**What to work on:** Look through the data below and work out how many lines contain the string "chart". Give the number alone.

**Dataset section:**
========================================
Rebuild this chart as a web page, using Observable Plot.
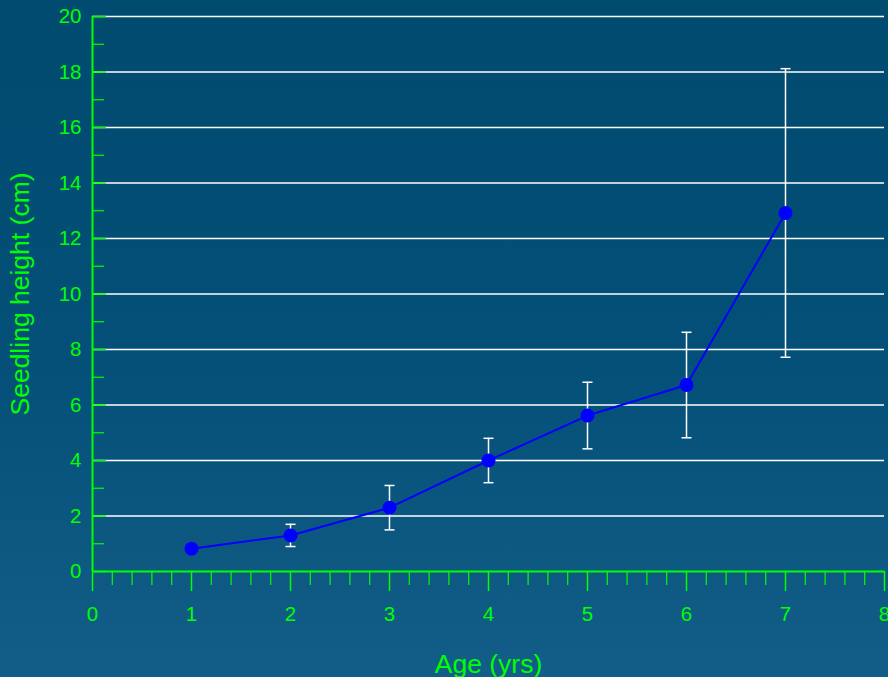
<!DOCTYPE html>
<html>
<head>
<meta charset="utf-8">
<script src="https://cdn.jsdelivr.net/npm/d3@7"></script>
<script src="https://cdn.jsdelivr.net/npm/@observablehq/plot@0.6"></script>
<style>
  html, body { margin: 0; padding: 0; }
  body {
    width: 888px; height: 677px; overflow: hidden;
    background: linear-gradient(to bottom, #014a70 0%, #045078 55%, #125e88 100%);
    font-family: "Liberation Sans", Arial, sans-serif;
  }
  svg { display: block; }
</style>
</head>
<body>
<div id="chart"></div>
<script>
// Data
const ages = [1, 2, 3, 4, 5, 6, 7];
const heights = [0.82, 1.3, 2.3, 4.0, 5.62, 6.72, 12.92];
const errors = [0.12, 0.4, 0.8, 0.8, 1.2, 1.9, 5.2];
const xMajorTicks = [0, 1, 2, 3, 4, 5, 6, 7, 8];
const xMinorTicks = d3.range(0, 8.001, 0.2).filter(v => Math.abs(v - Math.round(v)) > 1e-6);
const yMajorTicks = [0, 2, 4, 6, 8, 10, 12, 14, 16, 18, 20];
const yMinorTicks = [1, 3, 5, 7, 9, 11, 13, 15, 17, 19];
const gridValues = [2, 4, 6, 8, 10, 12, 14, 16, 18, 20];

const data = ages.map((a, i) => ({age: a, h: heights[i], lo: heights[i] - errors[i], hi: heights[i] + errors[i]}));

const green = "#00ff00";
const W = 888, H = 677;
const mL = 92, mR = 4, mT = 16, mB = 106;
const frameW = W - mL - mR;

const capSymbol = {
  draw(context, size) {
    context.moveTo(-5, 0);
    context.lineTo(5, 0);
  }
};

const chart = Plot.plot({
  width: W,
  height: H,
  marginLeft: mL,
  marginRight: mR,
  marginTop: mT,
  marginBottom: mB,
  style: {background: "transparent", fontFamily: "'Liberation Sans', Arial, sans-serif", overflow: "visible"},
  x: {domain: [0, 8]},
  y: {domain: [0, 20]},
  marks: [
    // gridlines
    Plot.ruleY(gridValues, {stroke: "white", strokeWidth: 1.5}),
    // y-axis inward ticks
    Plot.ruleY(yMajorTicks, {stroke: green, strokeWidth: 1.5, insetRight: frameW - 14}),
    Plot.ruleY(yMinorTicks, {stroke: green, strokeWidth: 1.2, insetRight: frameW - 12}),
    // y axis labels
    Plot.axisY(yMajorTicks, {tickSize: 0, tickPadding: 11, fontSize: 20.5, color: green, label: null}),
    Plot.axisY({ticks: [], tickSize: 0, label: "Seedling height (cm)", labelAnchor: "center", labelArrow: false, labelOffset: 82, fontSize: 26.5, color: green}),
    // x axis ticks
    Plot.axisX(xMinorTicks, {tickSize: 14, stroke: green, strokeWidth: 1.2, text: null, label: null}),
    Plot.axisX(xMajorTicks, {tickSize: 20, tickPadding: 15, stroke: green, strokeWidth: 1.5, fontSize: 20.5, color: green, label: null}),
    Plot.axisX({ticks: [], tickSize: 0, label: "Age (yrs)", labelAnchor: "center", labelArrow: false, labelOffset: 101, fontSize: 26.5, color: green}),
    // axis lines
    Plot.ruleX([0], {stroke: green, strokeWidth: 2}),
    Plot.ruleY([0], {stroke: green, strokeWidth: 2}),
    // error bars
    Plot.ruleX(data, {x: "age", y1: "lo", y2: "hi", stroke: "white", strokeWidth: 1.5}),
    Plot.dot(data, {x: "age", y: "hi", symbol: capSymbol, stroke: "white", strokeWidth: 1.5, fill: "none"}),
    Plot.dot(data, {x: "age", y: "lo", symbol: capSymbol, stroke: "white", strokeWidth: 1.5, fill: "none"}),
    // line and points
    Plot.line(data, {x: "age", y: "h", stroke: "#0000ff", strokeWidth: 2}),
    Plot.dot(data, {x: "age", y: "h", r: 7, fill: "#0000ff", stroke: "none"})
  ]
});
document.getElementById("chart").appendChild(chart);
</script>
</body>
</html>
========================================
**Task output:** 4